Image: Thomas Tolkien/Flickr

Earth Day is being marked this week in communities all across Canada. In two weeks, heartfelt cards will be sent to mothers everywhere in celebration of Mother’s Day. What would it take for millions of Canadians to spend the next two weeks, between Earth Day and Mother’s Day doing something to slow environmental destruction on Mother Earth/Mother Nature?

While the powers behind the Merchants of Doubt are being exposed, mothers everywhere are sounding the alarm about the need for action in response to the climate crisis.

Chai Jing is a Chinese mother who was terrified when her new baby developed a respiratory illness. Her daughter’s illness led her to investigate what was wrong with the air. Her video Under the Dome was seen by 175 million people before it was taken down by Chinese censors. You can watch a translated version here.

Naomi Klein’s pregnancy spurred her to write This Changes Everything. It was thinking of life on this planet and how the planets capacity for regeneration was being strained that inspired her worldwide bestseller.

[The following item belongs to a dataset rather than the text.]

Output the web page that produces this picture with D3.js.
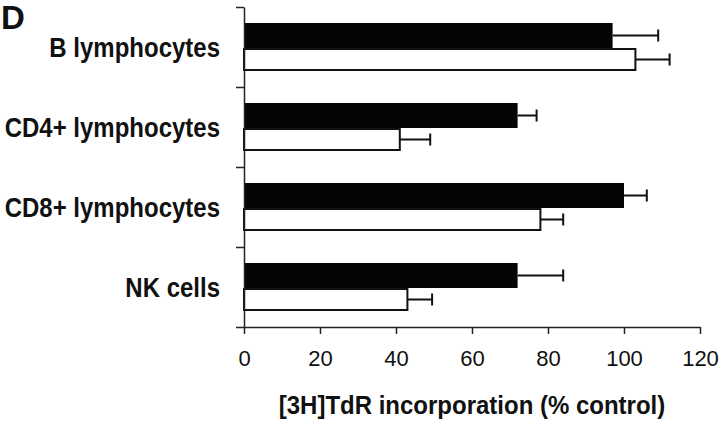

In this video voiced by Julia Roberts, Mother Nature declares that she does not need us. But that we need her…

Given that reality, why not take up the Earth Day to Mother’s Day challenge?

Every morning when you wake up you begin to make decisions about how you will go through your day. All you have to do for the challenge is to rethink three of those decisions: what you eat, what you wear, how you transport yourself.

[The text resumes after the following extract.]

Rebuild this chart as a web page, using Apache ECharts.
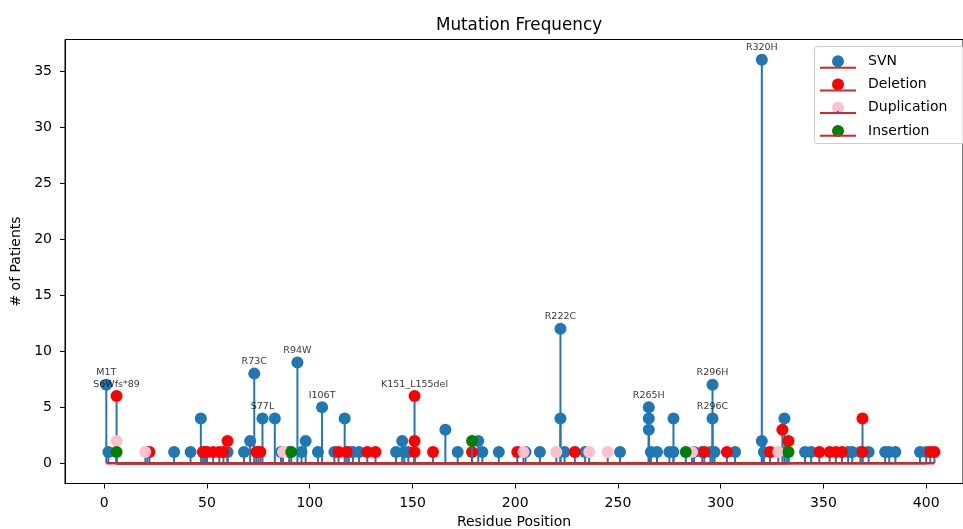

Eat more vegetables than meat.

Stop shopping for clothing. The planet cannot afford to replenish the resources to create another million cotton T-shirts.

Walk. Take transit. Bike. Use an electric car.  

If you’re ready for more, consider this:

What if all the women in Canada followed the example of the women in Iceland who went on strike in 1975 in their fight for gender equality? What if all mothers in Canada demanded that their children would still be able to drink clean water and breathe clean air and live in an environment protected from the ravages of cancerous economic growth?

What if we didn’t look away? What if we faced our biggest fears the way we did when faced with the Depression, the Second World War? The threat of nuclear annihilation?

The climate crisis is bigger than all of those. Combined.

Please don’t look away.

As Carl Sagan said: “Anything else you’re interested in is not going to happen if you can’t breathe the air and drink the water. Don’t sit this one out. Do something.”